9 – 3127. The Rain Before it Falls by Jonathan Coe
This is probably Coe’s most serious novel, being inspired by the works Rosamund Lehmann (but I didn’t know that at the time). I just loved Coe’s novels and my Dad gave me this one for Christmas – in hardback. I read it pre-blog and consulting my spreadsheet, I noted the following about this book:
Gill and her family settle down to listen to her recently deceased aunt’s memories, taped for the blind grand-daughter of her cousin whom they’ve been unable to locate. Rosamund has chosen a series of photos from her childhood onwards to tell the story of Imogen’s family, in particular her moody and excitable grandmother Beatrix who was Rosamund’s childhood companion, and Imogen’s mother Thea who turned out to have problems of her own. Throughout, there is a sense of the need to escape, to prevent history repeating, however fate takes control and that what happens is unavoidable. The main characters are all women, and Coe has successfully pulled off writing a novel about women with wide appeal. In this respect (and given the initial wartime setting), it reminded me of Sarah Waters’ The night watch. The cover photo is an intriguing find and compliments the narrative perfectly.

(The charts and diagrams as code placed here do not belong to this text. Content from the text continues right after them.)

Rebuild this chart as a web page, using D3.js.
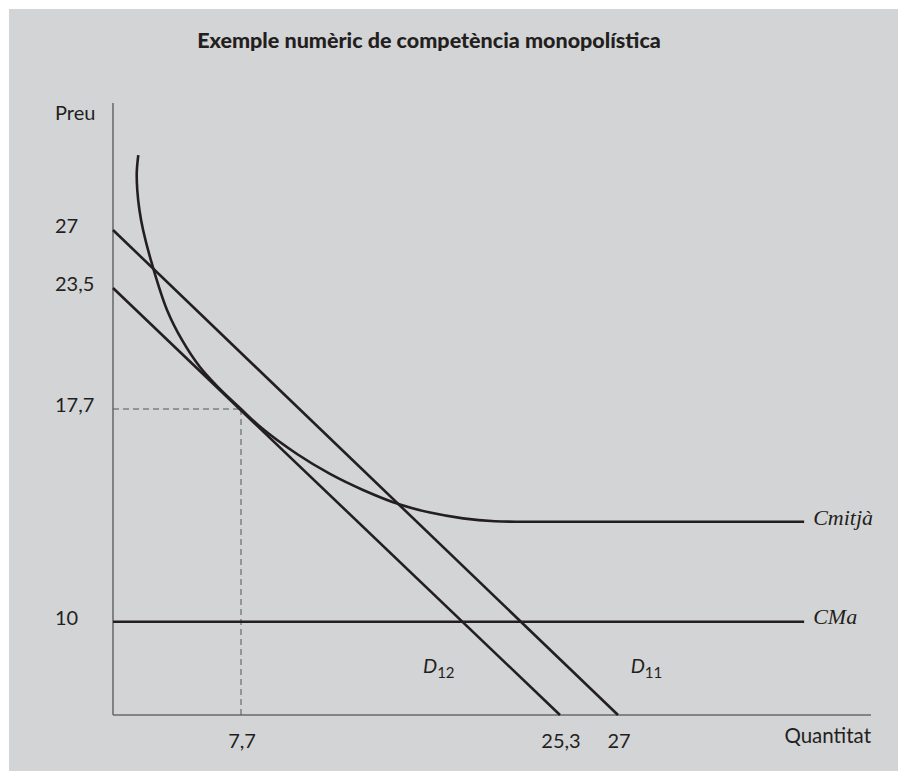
<!DOCTYPE html>
<html lang="ca">
<head>
<meta charset="utf-8">
<title>Exemple numèric de competència monopolística</title>
<script type="text/javascript" src="https://d3js.org/d3.v7.min.js"></script>
<style>
  body { margin: 0; background: #fff; }
  text { font-family: Lato, "Open Sans", sans-serif; fill: #231f20; }
  .serif { font-family: "Liberation Serif", "DejaVu Serif", serif; font-style: italic; }
</style>
</head>
<body>
<div id="container"></div>
<script type="text/javascript">

var w = 907;
var h = 780;

// data
var title = "Exemple numèric de competència monopolística";
var xTicks = [7.7, 25.3, 27];
var yTicks = [10, 17.7, 23.5, 27];
var xMax = 41, yMax = 35;   // axis ends
var demand11 = [[0, 27], [27, 0]];
var demand12 = [[0, 23.5], [25.3, 0]];
var cma = 10;
// coste mitja (average cost) curve
var cmitja = [
  [1.52, 31.72], [1.43, 30.65], [1.46, 29.52], [1.59, 28.26], [1.81, 27.0],
  [2.38, 24.83], [3.25, 22.45], [4.15, 21.01], [5.23, 19.71], [6.26, 18.80],
  [7.7, 17.7], [8.86, 17.0], [10.79, 16.07], [12.61, 15.35], [14.43, 14.77],
  [16.47, 14.24], [18.13, 13.95], [19.95, 13.74], [21.71, 13.635], [23.65, 13.62],
  [37.3, 13.62]
];
var tangent = [7.7, 17.7];
var lineEndX = 37.3;

var fmt = function(d) { return String(d).replace(".", ","); };

var svg = d3.select("div#container").append("svg")
  .attr("width", w).attr("height", h);

svg.append("rect").attr("x", 9).attr("y", 9).attr("width", 889).attr("height", 762)
  .attr("fill", "#d3d4d6");

// schematic (not to scale) axes: piecewise linear scales through the tick values
var x = d3.scaleLinear()
  .domain([0].concat(xTicks, [xMax]))
  .range([113, 241, 560, 618, 871]);
var y = d3.scaleLinear()
  .domain([0].concat(yTicks, [yMax]))
  .range([715, 621.7, 409, 288, 230, 103]);

svg.append("text").attr("x", 429).attr("y", 48).attr("text-anchor", "middle")
  .style("font-size", "21.5px").style("font-weight", 900).text(title);

// axes
svg.append("line").attr("x1", x(0)).attr("x2", x(0)).attr("y1", y(yMax)).attr("y2", y(0))
  .attr("stroke", "#4a4a4a").attr("stroke-width", 1.2);
svg.append("line").attr("x1", x(0)).attr("x2", x(xMax)).attr("y1", y(0)).attr("y2", y(0))
  .attr("stroke", "#6a6a6a").attr("stroke-width", 1.4);

svg.append("text").attr("x", 55).attr("y", 120).style("font-size", "20px").text("Preu");
svg.append("text").attr("x", x(xMax)).attr("y", 743).attr("text-anchor", "end")
  .style("font-size", "20.5px").text("Quantitat");

svg.selectAll(".ytick").data(yTicks).enter().append("text")
  .attr("class", "ytick").attr("x", 55).attr("y", d => y(d) + 3)
  .style("font-size", "20px").text(fmt);
svg.selectAll(".xtick").data(xTicks).enter().append("text")
  .attr("class", "xtick").attr("x", d => x(d) + 1).attr("y", 748).attr("text-anchor", "middle")
  .style("font-size", "20px").text(fmt);

// dashed guides to the tangency point
var guide = svg.append("g").attr("stroke", "#555").attr("stroke-width", 1).attr("stroke-dasharray", "6,4");
guide.append("line").attr("x1", x(0)).attr("x2", x(tangent[0])).attr("y1", y(tangent[1])).attr("y2", y(tangent[1]));
guide.append("line").attr("x1", x(tangent[0])).attr("x2", x(tangent[0])).attr("y1", y(tangent[1])).attr("y2", y(0));

var line = d3.line().x(d => x(d[0])).y(d => y(d[1]));
var curve = d3.line().x(d => x(d[0])).y(d => y(d[1])).curve(d3.curveCatmullRom.alpha(0.5));

svg.append("path").attr("d", line(demand11)).attr("fill", "none").attr("stroke", "#231f20").attr("stroke-width", 2.6);
svg.append("path").attr("d", line(demand12)).attr("fill", "none").attr("stroke", "#231f20").attr("stroke-width", 2.6);
svg.append("path").attr("d", line([[0, cma], [lineEndX, cma]])).attr("fill", "none").attr("stroke", "#231f20").attr("stroke-width", 2.6);
svg.append("path").attr("d", curve(cmitja)).attr("fill", "none").attr("stroke", "#231f20").attr("stroke-width", 2.6);

// labels
svg.append("text").attr("class", "serif").attr("x", x(lineEndX) + 9).attr("y", y(cmitja[cmitja.length - 1][1]) + 3)
  .style("font-size", "22px").text("Cmitjà");
svg.append("text").attr("class", "serif").attr("x", x(lineEndX) + 9).attr("y", y(cma) + 2)
  .style("font-size", "22px").text("CMa");

function dLabel(xv, sub) {
  var t = svg.append("text").attr("x", x(xv)).attr("y", 673).style("font-size", "20px");
  t.append("tspan").style("font-style", "italic").text("D");
  t.append("tspan").attr("dy", 5).style("font-size", "15px").text(sub);
}
dLabel(17.74, "12");
dLabel(27.7, "11");

</script>
</body>
</html>
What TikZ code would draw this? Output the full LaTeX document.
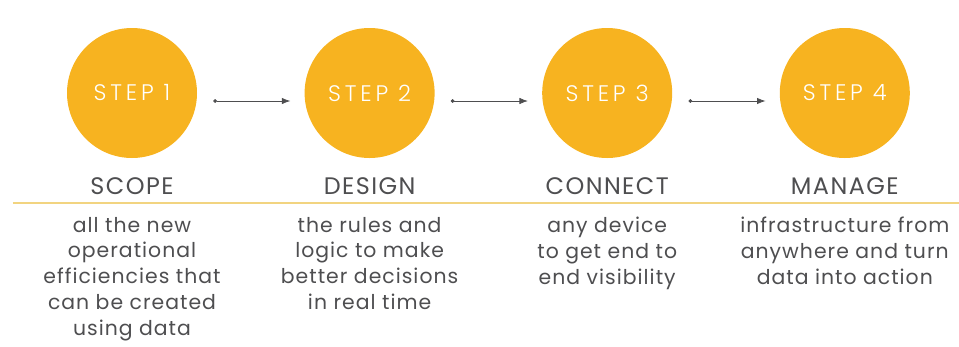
\documentclass[tikz,border=0pt]{standalone}
\usepackage{fontspec}
\setmainfont{Poppins}
\IfFontExistsTF{Poppins Light}
    {\newfontfamily\passofont[LetterSpace=17]{Poppins Light}}
    {\newfontfamily\passofont[LetterSpace=17]{Poppins}}
\newfontfamily\titolofont[LetterSpace=6]{Poppins}
\newfontfamily\descrfont[LetterSpace=5]{Poppins}
\usetikzlibrary{arrows.meta, positioning}
\definecolor{giallo}{RGB}{247,179,32}
\definecolor{riga}{RGB}{242,212,128}
\definecolor{grigio}{RGB}{78,78,80}

\begin{document}
\begin{tikzpicture}[
    cerchio/.style = {circle, fill = giallo, minimum size = 3.25cm, inner sep = 0pt, text = white, font = \passofont\fontsize{16}{18}\selectfont},
    titolo/.style = {text = grigio, font = \titolofont\fontsize{17}{19}\selectfont},
    descr/.style = {text = grigio, align = center, anchor = north, font = \descrfont\fontsize{14.5}{18.4}\selectfont},
    freccia/.style = {{Circle[length = 2.6pt]}-{Latex[length = 6pt, width = 4.5pt]}, draw = grigio, line width = 0.5pt}
]
    % Parametri
    \pgfmathsetmacro{\passo}{5.94}
    \useasboundingbox (0,0) rectangle (23.975,-8.65);
    % Cerchi, titoli e testi
    \foreach \i/\nome/\testo in {
        1/SCOPE/{all the new\\operational\\efficiencies that\\can be created\\using data},
        2/DESIGN/{the rules and\\logic to make\\better decisions\\in real time},
        3/CONNECT/{any device\\to get end to\\end visibility},
        4/MANAGE/{infrastructure from\\anywhere and turn\\data into action}}{
        \node[cerchio] (p\i) at ({3.3+(\i-1)*\passo},-2.325) {STEP \i};
        \node[titolo] (t\i) at ({3.3+(\i-1)*\passo},-4.65) {\nome};
        \node[descr] (d\i) at ({3.3+(\i-1)*\passo},-5.3) {\testo};
    }
    % Riga
    \draw[riga, line width = 1.2pt] (0.325,-5.075) -- (23.975,-5.075);
    % Frecce
    \foreach \i in {1,2,3}{
        \pgfmathtruncatemacro{\j}{\i+1}
        \draw[freccia] ([shift = {(0.4,-0.2)}]p\i.east) -- ([shift = {(-0.35,-0.2)}]p\j.west);
    }
\end{tikzpicture}
\end{document}
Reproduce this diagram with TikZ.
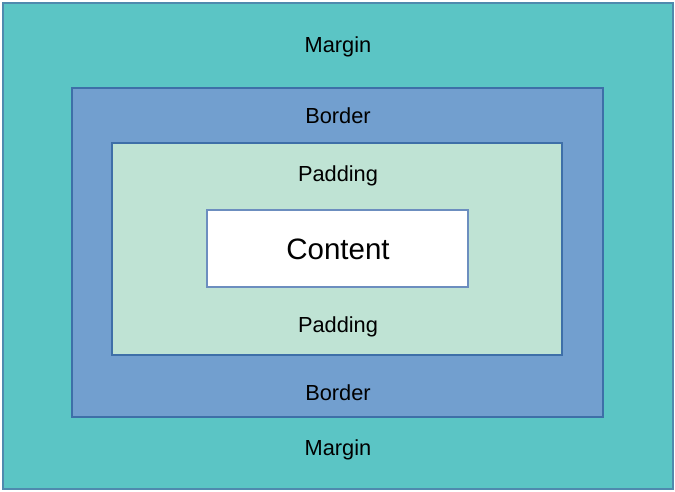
\documentclass[tikz,border=0pt]{standalone}
\usepackage{fontspec}
\setmainfont{Liberation Sans}
\definecolor{margincol}{HTML}{5BC5C5}
\definecolor{bordercol}{HTML}{729FCF}
\definecolor{paddingcol}{HTML}{BFE3D4}
\definecolor{edgecol}{HTML}{3E6FA8}
\definecolor{outeredge}{HTML}{4F8AAE}
\definecolor{contentedge}{HTML}{6C8EBF}
\tikzset{
  box/.style={draw=edgecol, line width=1.2pt},
  lbl/.style={font=\fontsize{21.8}{25}\selectfont, text=black, inner sep=0pt, anchor=center},
  clbl/.style={font=\fontsize{29.5}{34}\selectfont, text=black, inner sep=0pt, anchor=center}
}
\begin{document}
\begin{tikzpicture}[x=1pt,y=-1pt]
\useasboundingbox (0,0) rectangle (675,492);
\fill[white] (0,0) rectangle (675,492);
\filldraw[box, fill=margincol, draw=outeredge] (3,3) rectangle (673,489);
\filldraw[box, fill=bordercol] (72,88) rectangle (603,417);
\filldraw[box, fill=paddingcol] (112,143) rectangle (562,355);
\filldraw[box, fill=white, draw=contentedge] (207,210) rectangle (468,287);
\node[lbl] (m1) at (338,46.5) {Margin};
\node[lbl] (m2) at (338,449.5) {Margin};
\node[lbl] (b1) at (338,115.5) {Border};
\node[lbl] (b2) at (338,392.5) {Border};
\node[lbl] (p1) at (338,175.5) {Padding};
\node[lbl] (p2) at (338,326.5) {Padding};
\node[clbl] (c) at (338,249) {Content};
\end{tikzpicture}
\end{document}
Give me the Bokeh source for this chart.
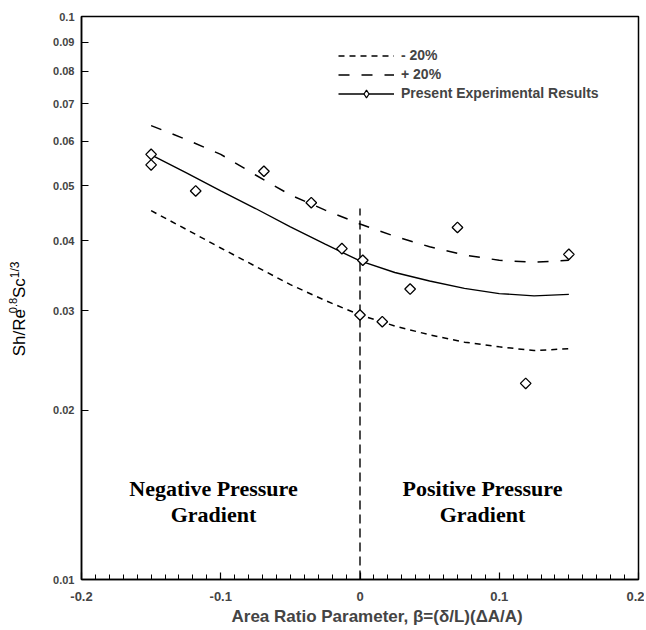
import math
from bokeh.plotting import figure
from bokeh.layouts import row
from bokeh.models import (FixedTicker, CustomJSTickFormatter, Label, Legend,
                          LegendItem, Range1d, Title)
from bokeh.embed import file_html
from bokeh.resources import INLINE

# ---------------- data ----------------
# experimental points (beta, Sh/Re^0.8 Sc^1/3)
beta_pts = [-0.150, -0.150, -0.118, -0.069, -0.035, -0.013, 0.002, 0.000,
            0.016, 0.036, 0.070, 0.119, 0.150]
sh_pts = [0.0569, 0.0545, 0.0490, 0.0531, 0.0467, 0.0387, 0.0369, 0.0295,
          0.0287, 0.0328, 0.0422, 0.0223, 0.0378]

# fitted curve and +/- 20 % bands, read at these beta values
curve_beta = [-0.15, -0.125, -0.1, -0.075, -0.05, -0.025, 0.0, 0.025, 0.05,
              0.075, 0.1, 0.125, 0.15]
present_fit = [0.0568, 0.0528, 0.0490, 0.0456, 0.0423, 0.0394, 0.0368,
               0.0351, 0.0339, 0.0329, 0.0322, 0.0319, 0.0321]
plus20 = [0.0640, 0.0605, 0.0569, 0.0523, 0.0482, 0.0453, 0.0428, 0.0407,
          0.0390, 0.0377, 0.0369, 0.0366, 0.0369]
minus20 = [0.0452, 0.0419, 0.0388, 0.0360, 0.0334, 0.0313, 0.0295, 0.0282,
           0.0272, 0.0264, 0.0259, 0.0255, 0.0257]

# vertical divider at beta = 0
divider_beta = [0.0, 0.0]
divider_sh = [0.01, 0.0456]

x_ticks = [-0.2, -0.1, 0.0, 0.1, 0.2]
x_tick_labels = ["-0.2", "-0.1", "0", "0.1", "0.2"]
y_ticks = [0.01, 0.02, 0.03, 0.04, 0.05, 0.06, 0.07, 0.08, 0.09, 0.1]
y_tick_labels = ["0.01", "0.02", "0.03", "0.04", "0.05", "0.06", "0.07",
                 "0.08", "0.09", "0.1"]

X0, X1 = -0.2, 0.2
Y0, Y1 = 0.01, 0.1

# ---------------- layout (pixels) ----------------
YLAB_W = 40                      # strip holding the y-axis title
FL, FT, FW, FH = 81, 16, 557, 563  # frame position on the page
BORDER_B = 49
TOTAL_H = FT + FH + BORDER_B


def px_x(px):
    return X0 + (px - FL) / FW * (X1 - X0)


def px_y(py):
    return 10 ** (math.log10(Y1) - (py - FT) / FH * (math.log10(Y1) - math.log10(Y0)))


p = figure(width=(FL - YLAB_W) + FW + 6, height=TOTAL_H,
           x_range=Range1d(X0, X1), y_range=Range1d(Y0, Y1),
           y_axis_type="log", output_backend="svg", toolbar_location=None,
           min_border_left=FL - YLAB_W, min_border_right=6, min_border_top=FT,
           min_border_bottom=BORDER_B, background_fill_color="white",
           border_fill_color="white")
p.xgrid.visible = False
p.ygrid.visible = False
p.outline_line_color = "black"
p.outline_line_width = 1.5

minor_x = [round(-0.2 + 0.01 * i, 2) for i in range(41)]
minor_x = [m for m in minor_x if all(abs(m - t) > 1e-9 for t in x_ticks)]

xa = p.xaxis[0]
xa.ticker = FixedTicker(ticks=x_ticks, minor_ticks=minor_x)
xa.formatter = CustomJSTickFormatter(
    args=dict(xt=x_ticks, xl=x_tick_labels),
    code="""
      for (let i = 0; i < xt.length; i++) {
        if (Math.abs(tick - xt[i]) < 1e-9) return xl[i];
      }
      return '';
    """)
xa.major_tick_in = 7
xa.major_tick_out = 0
xa.minor_tick_in = 5
xa.minor_tick_out = 0
xa.axis_line_width = 1.5
xa.major_tick_line_width = 1.2
xa.minor_tick_line_width = 1.0
xa.major_label_text_font = "Liberation Sans"
xa.major_label_text_font_style = "bold"
xa.major_label_text_font_size = "13px"
xa.major_label_standoff = 12

ya = p.yaxis[0]
ya.ticker = FixedTicker(ticks=y_ticks, minor_ticks=[])
ya.formatter = CustomJSTickFormatter(
    args=dict(yt=y_ticks, yl=y_tick_labels),
    code="""
      for (let i = 0; i < yt.length; i++) {
        if (Math.abs(tick - yt[i]) < 1e-9) return yl[i];
      }
      return '';
    """)
ya.major_tick_in = 7
ya.major_tick_out = 0
ya.minor_tick_in = 0
ya.minor_tick_out = 0
ya.axis_line_width = 1.5
ya.major_tick_line_width = 1.2
ya.major_label_text_font = "Liberation Sans"
ya.major_label_text_font_style = "bold"
ya.major_label_text_font_size = "11px"
ya.major_label_standoff = 7

# x-axis title, shifted right as in the reference
p.add_layout(Title(text="Area Ratio Parameter, \u03b2=(\u03b4/L)(\u0394A/A)",
                   align="left", offset=150, standoff=2,
                   text_font="Liberation Sans", text_font_style="bold",
                   text_font_size="17px"), "below")

# ---------------- curves and points ----------------
r_minus = p.line(curve_beta, minus20, line_color="black", line_width=1.5,
                 line_dash="6 5")
r_plus = p.line(curve_beta, plus20, line_color="black", line_width=1.5,
                line_dash="11 12")
r_fit = p.line(curve_beta, present_fit, line_color="black", line_width=1.4)
p.line(divider_beta, divider_sh, line_color="black", line_width=1.4,
       line_dash="9 5")
r_pts = p.scatter(beta_pts, sh_pts, marker="square", angle=math.pi / 4,
                  size=7.5, fill_color="white", line_color="black",
                  line_width=1.3)
# legend swatch: same points as an open diamond, not drawn in the plot
r_key = p.scatter(beta_pts, sh_pts, marker="diamond", size=10,
                  fill_color="white", line_color="black", line_width=1.2,
                  visible=False)

legend = Legend(items=[
    LegendItem(label="- 20%", renderers=[r_minus]),
    LegendItem(label="+ 20%", renderers=[r_plus]),
    LegendItem(label="Present Experimental Results", renderers=[r_fit, r_key]),
], location=(338 - FL, (FT + FH) - 102.5), padding=0, margin=0, spacing=0,
    glyph_height=19, label_height=19, glyph_width=56, label_standoff=7,
    border_line_color=None, background_fill_alpha=0,
    label_text_font="Liberation Sans", label_text_font_style="bold",
    label_text_font_size="14px")
p.add_layout(legend)


def lab(text, px, py, size, font="Liberation Sans", style="bold",
        align="center", baseline="middle", angle=0.0):
    p.add_layout(Label(x=px_x(px), y=px_y(py), text=text, text_font=font,
                       text_font_size=f"{size}px", text_font_style=style,
                       text_align=align, text_baseline=baseline, angle=angle,
                       text_color="black"))


# region annotations
serif = "Liberation Serif"
lab("Negative Pressure", 213, 488, 22, font=serif)
lab("Gradient", 213, 514, 22, font=serif)
lab("Positive Pressure", 482, 488, 22, font=serif)
lab("Gradient", 482, 514, 22, font=serif)

# ---------------- strip with the y-axis title (superscripts) ----------------
q = figure(width=YLAB_W, height=TOTAL_H, x_range=Range1d(0, YLAB_W),
           y_range=Range1d(TOTAL_H, 0), x_axis_type=None, y_axis_type=None,
           output_backend="svg", toolbar_location=None, min_border=0,
           min_border_left=0, min_border_right=0, min_border_top=0,
           min_border_bottom=0, outline_line_color=None,
           background_fill_color="white", border_fill_color="white")
q.xgrid.visible = False
q.ygrid.visible = False


def qlab(text, px, py, size):
    q.add_layout(Label(x=px, y=py, text=text, text_font="Liberation Sans",
                       text_font_size=f"{size}px", text_align="left",
                       text_baseline="alphabetic", angle=math.pi / 2,
                       text_color="black"))


qlab("Sh/Re", 19, 379, 17)
qlab("0.8", 12, 331, 11)
qlab("Sc", 19, 314, 17)
qlab("1/3", 14, 292, 12)

layout = row(q, p, spacing=0)
open("out.html", "w").write(file_html(layout, INLINE))
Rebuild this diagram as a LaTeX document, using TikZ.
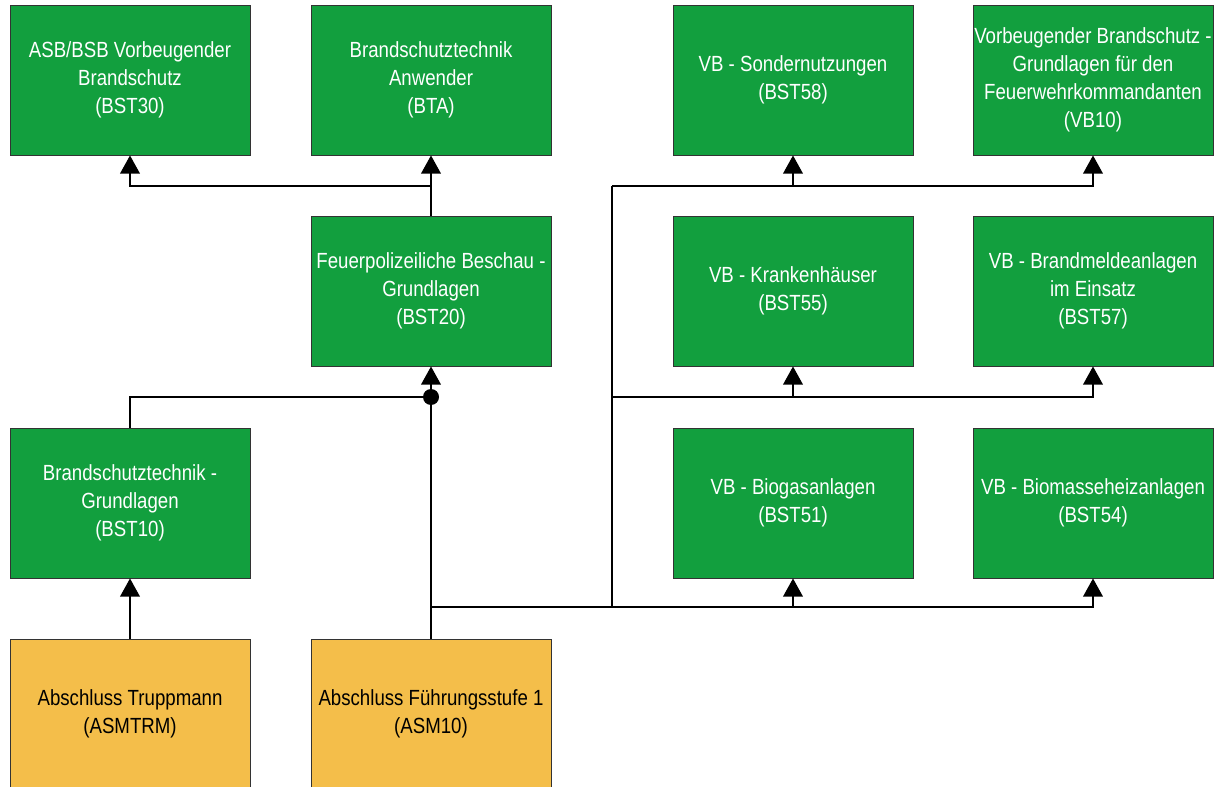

10 – 4292. The World to Come by Dara Horn
This novel (which I reviewed here). is about a stolen painting and a man called Boris – but predates The Goldfinch by a few years. Published in 1996, inspired by a true story of a stolen painting by Marc Chagall from his Russian years. The first two thirds of the novel were great, but it lost me in the final third where mystical Yiddish fables took over not giving me the ending I craved.
I don’t remember where I bought it from, but I had a first edition hardback. I do remember being drawn by the papercut design with the Manhattan silhouette on the cover by Rob Ryan, whose work I enjoy.
That’s your lot! I enjoyed this – feel free to have a go, and let Simon know.